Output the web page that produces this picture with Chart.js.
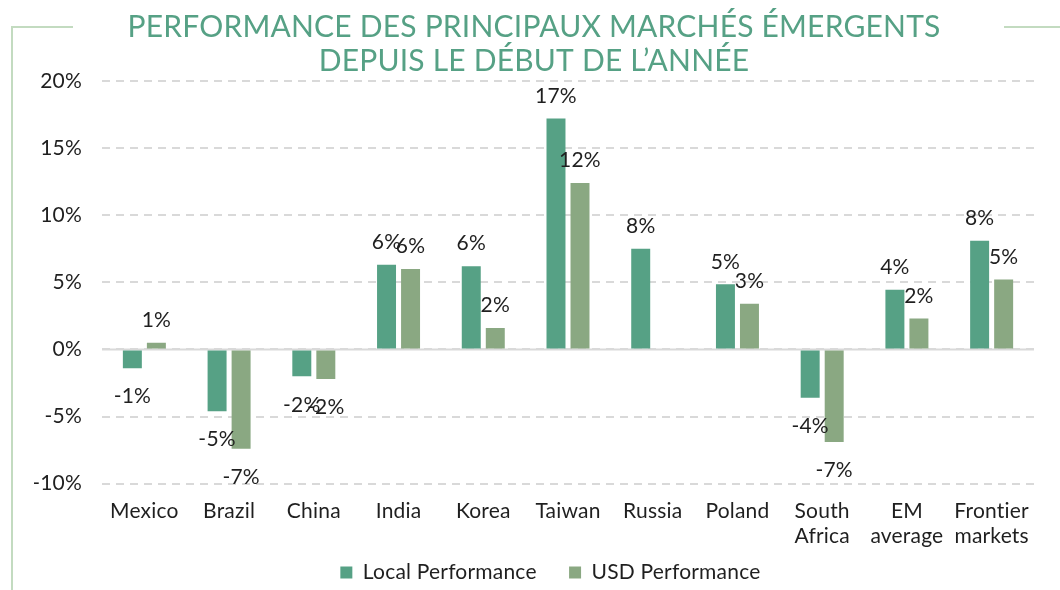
<!DOCTYPE html>
<html>
<head>
<meta charset="utf-8">
<script src="https://cdn.jsdelivr.net/npm/chart.js@4"></script>
<style>
  html, body { margin: 0; padding: 0; background: #ffffff; }
  #wrap { width: 1060px; height: 590px; position: relative; }
</style>
</head>
<body>
<div id="wrap"><canvas id="c" width="1060" height="590"></canvas></div>
<script>
const categories = ['Mexico', 'Brazil', 'China', 'India', 'Korea', 'Taiwan', 'Russia', 'Poland', ['South', 'Africa'], ['EM', 'average'], ['Frontier', 'markets']];
const localPerformance = [-1.4, -4.6, -2.0, 6.3, 6.2, 17.2, 7.5, 4.85, -3.6, 4.45, 8.1];
const usdPerformance = [0.5, -7.4, -2.2, 6.0, 1.6, 12.4, null, 3.4, -6.9, 2.3, 5.2];
const seriesNames = ['Local Performance', 'USD Performance'];
const titleLines = ['PERFORMANCE DES PRINCIPAUX MARCHÉS ÉMERGENTS', 'DEPUIS LE DÉBUT DE L\u2019ANNÉE'];
const yMin = -10, yMax = 20, yStep = 5;

const FONT = 'Lato, "Open Sans", sans-serif';
const FS = 21;
const TEXT = '#1f1f1f';
const GREEN = '#56A185';
const SAGE = '#8AA882';

const spacingPlugin = {
  id: 'spacing',
  beforeInit(chart) { if ('letterSpacing' in chart.ctx) chart.ctx.letterSpacing = '0.2px'; },
  beforeDraw(chart) { if ('letterSpacing' in chart.ctx) chart.ctx.letterSpacing = '0.2px'; }
};

const framePlugin = {
  id: 'frame',
  beforeDraw(chart) {
    const ctx = chart.ctx;
    ctx.save();
    ctx.strokeStyle = '#C3DBC0';
    ctx.lineWidth = 2;
    ctx.beginPath();
    ctx.moveTo(73, 27); ctx.lineTo(12, 27); ctx.lineTo(12, 590);
    ctx.moveTo(1004, 27); ctx.lineTo(1060, 27);
    ctx.stroke();
    ctx.restore();
  }
};

const zeroLinePlugin = {
  id: 'zeroLine',
  beforeDatasetsDraw(chart) {
    const y = chart.scales.y.getPixelForValue(0);
    const a = chart.chartArea;
    const ctx = chart.ctx;
    ctx.save();
    ctx.strokeStyle = '#D9D9D9';
    ctx.lineWidth = 2;
    ctx.beginPath();
    ctx.moveTo(a.left, y); ctx.lineTo(a.right, y);
    ctx.stroke();
    ctx.restore();
  }
};

const valueLabelPlugin = {
  id: 'valueLabels',
  afterDatasetsDraw(chart) {
    const ctx = chart.ctx;
    ctx.save();
    ctx.font = FS + 'px ' + FONT;
    ctx.fillStyle = TEXT;
    ctx.textAlign = 'center';
    ctx.textBaseline = 'middle';
    chart.data.datasets.forEach((ds, di) => {
      const meta = chart.getDatasetMeta(di);
      meta.data.forEach((el, i) => {
        const v = ds.data[i];
        if (v === null || v === undefined) return;
        const r = Math.sign(v) * Math.round(Math.abs(v));
        const y = v >= 0 ? el.y - 22.5 : el.y + 28.5;
        ctx.fillText(r + '%', el.x, y);
      });
    });
    ctx.restore();
  }
};

new Chart(document.getElementById('c'), {
  type: 'bar',
  data: {
    labels: categories,
    datasets: [
      { label: seriesNames[0], data: localPerformance, backgroundColor: GREEN, borderWidth: 0 },
      { label: seriesNames[1], data: usdPerformance, backgroundColor: SAGE, borderWidth: 0 }
    ]
  },
  options: {
    responsive: false,
    animation: false,
    devicePixelRatio: 1,
    layout: { padding: { left: 34, right: 26, top: 0, bottom: -3 } },
    datasets: { bar: { categoryPercentage: 0.567, barPercentage: 0.79 } },
    scales: {
      x: {
        grid: { display: false, drawTicks: false },
        border: { display: false },
        ticks: { color: TEXT, font: { family: FONT, size: FS, lineHeight: 1.2 }, padding: 15, maxRotation: 0, autoSkip: false },
        afterFit(scale) { scale.height = scale.height - 13; }
      },
      y: {
        min: yMin, max: yMax,
        grid: { color: '#D9D9D9', lineWidth: 2, drawTicks: false },
        border: { display: false, dash: [8, 6] },
        ticks: { stepSize: yStep, color: TEXT, padding: 20, font: { family: FONT, size: FS }, callback: v => v + '%' },
        afterFit(scale) { scale.width = 68; }
      }
    },
    plugins: {
      title: {
        display: true,
        text: titleLines,
        color: '#56A185',
        font: { family: FONT, size: 30, weight: 'normal', lineHeight: 1.15 },
        padding: { top: 10, bottom: 2 }
      },
      legend: {
        position: 'bottom',
        fullSize: false,
        labels: {
          color: TEXT, boxWidth: 12, boxHeight: 12, padding: 11, font: { family: FONT, size: FS },
          generateLabels(chart) {
            const items = Chart.defaults.plugins.legend.labels.generateLabels(chart);
            items.forEach((it, i) => {
              it.lineWidth = 0;
              it.text = it.text + (i < items.length - 1 ? '\u2002\u2002' : '\u2002\u2002\u2002\u2002');
            });
            return items;
          }
        }
      },
      tooltip: { enabled: false }
    }
  },
  plugins: [spacingPlugin, framePlugin, zeroLinePlugin, valueLabelPlugin]
});
</script>
</body>
</html>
--
Make an exact reproduction of the listing above, without any pictures.

- _WRITTEN ANSWER_
Output the web page that produces this picture with Chart.js.
<!DOCTYPE html>
<html>
<head>
<meta charset="utf-8">
<script src="https://cdn.jsdelivr.net/npm/chart.js@4"></script>
<style>
  html, body { margin: 0; padding: 0; background: #ffffff; }
  #wrap { width: 1060px; height: 590px; position: relative; }
</style>
</head>
<body>
<div id="wrap"><canvas id="c" width="1060" height="590"></canvas></div>
<script>
const categories = ['Mexico', 'Brazil', 'China', 'India', 'Korea', 'Taiwan', 'Russia', 'Poland', ['South', 'Africa'], ['EM', 'average'], ['Frontier', 'markets']];
const localPerformance = [-1.4, -4.6, -2.0, 6.3, 6.2, 17.2, 7.5, 4.85, -3.6, 4.45, 8.1];
const usdPerformance = [0.5, -7.4, -2.2, 6.0, 1.6, 12.4, null, 3.4, -6.9, 2.3, 5.2];
const seriesNames = ['Local Performance', 'USD Performance'];
const titleLines = ['PERFORMANCE DES PRINCIPAUX MARCHÉS ÉMERGENTS', 'DEPUIS LE DÉBUT DE L\u2019ANNÉE'];
const yMin = -10, yMax = 20, yStep = 5;

const FONT = 'Lato, "Open Sans", sans-serif';
const FS = 21;
const TEXT = '#1f1f1f';
const GREEN = '#56A185';
const SAGE = '#8AA882';

const spacingPlugin = {
  id: 'spacing',
  beforeInit(chart) { if ('letterSpacing' in chart.ctx) chart.ctx.letterSpacing = '0.2px'; },
  beforeDraw(chart) { if ('letterSpacing' in chart.ctx) chart.ctx.letterSpacing = '0.2px'; }
};

const framePlugin = {
  id: 'frame',
  beforeDraw(chart) {
    const ctx = chart.ctx;
    ctx.save();
    ctx.strokeStyle = '#C3DBC0';
    ctx.lineWidth = 2;
    ctx.beginPath();
    ctx.moveTo(73, 27); ctx.lineTo(12, 27); ctx.lineTo(12, 590);
    ctx.moveTo(1004, 27); ctx.lineTo(1060, 27);
    ctx.stroke();
    ctx.restore();
  }
};

const zeroLinePlugin = {
  id: 'zeroLine',
  beforeDatasetsDraw(chart) {
    const y = chart.scales.y.getPixelForValue(0);
    const a = chart.chartArea;
    const ctx = chart.ctx;
    ctx.save();
    ctx.strokeStyle = '#D9D9D9';
    ctx.lineWidth = 2;
    ctx.beginPath();
    ctx.moveTo(a.left, y); ctx.lineTo(a.right, y);
    ctx.stroke();
    ctx.restore();
  }
};

const valueLabelPlugin = {
  id: 'valueLabels',
  afterDatasetsDraw(chart) {
    const ctx = chart.ctx;
    ctx.save();
    ctx.font = FS + 'px ' + FONT;
    ctx.fillStyle = TEXT;
    ctx.textAlign = 'center';
    ctx.textBaseline = 'middle';
    chart.data.datasets.forEach((ds, di) => {
      const meta = chart.getDatasetMeta(di);
      meta.data.forEach((el, i) => {
        const v = ds.data[i];
        if (v === null || v === undefined) return;
        const r = Math.sign(v) * Math.round(Math.abs(v));
        const y = v >= 0 ? el.y - 22.5 : el.y + 28.5;
        ctx.fillText(r + '%', el.x, y);
      });
    });
    ctx.restore();
  }
};

new Chart(document.getElementById('c'), {
  type: 'bar',
  data: {
    labels: categories,
    datasets: [
      { label: seriesNames[0], data: localPerformance, backgroundColor: GREEN, borderWidth: 0 },
      { label: seriesNames[1], data: usdPerformance, backgroundColor: SAGE, borderWidth: 0 }
    ]
  },
  options: {
    responsive: false,
    animation: false,
    devicePixelRatio: 1,
    layout: { padding: { left: 34, right: 26, top: 0, bottom: -3 } },
    datasets: { bar: { categoryPercentage: 0.567, barPercentage: 0.79 } },
    scales: {
      x: {
        grid: { display: false, drawTicks: false },
        border: { display: false },
        ticks: { color: TEXT, font: { family: FONT, size: FS, lineHeight: 1.2 }, padding: 15, maxRotation: 0, autoSkip: false },
        afterFit(scale) { scale.height = scale.height - 13; }
      },
      y: {
        min: yMin, max: yMax,
        grid: { color: '#D9D9D9', lineWidth: 2, drawTicks: false },
        border: { display: false, dash: [8, 6] },
        ticks: { stepSize: yStep, color: TEXT, padding: 20, font: { family: FONT, size: FS }, callback: v => v + '%' },
        afterFit(scale) { scale.width = 68; }
      }
    },
    plugins: {
      title: {
        display: true,
        text: titleLines,
        color: '#56A185',
        font: { family: FONT, size: 30, weight: 'normal', lineHeight: 1.15 },
        padding: { top: 10, bottom: 2 }
      },
      legend: {
        position: 'bottom',
        fullSize: false,
        labels: {
          color: TEXT, boxWidth: 12, boxHeight: 12, padding: 11, font: { family: FONT, size: FS },
          generateLabels(chart) {
            const items = Chart.defaults.plugins.legend.labels.generateLabels(chart);
            items.forEach((it, i) => {
              it.lineWidth = 0;
              it.text = it.text + (i < items.length - 1 ? '\u2002\u2002' : '\u2002\u2002\u2002\u2002');
            });
            return items;
          }
        }
      },
      tooltip: { enabled: false }
    }
  },
  plugins: [spacingPlugin, framePlugin, zeroLinePlugin, valueLabelPlugin]
});
</script>
</body>
</html>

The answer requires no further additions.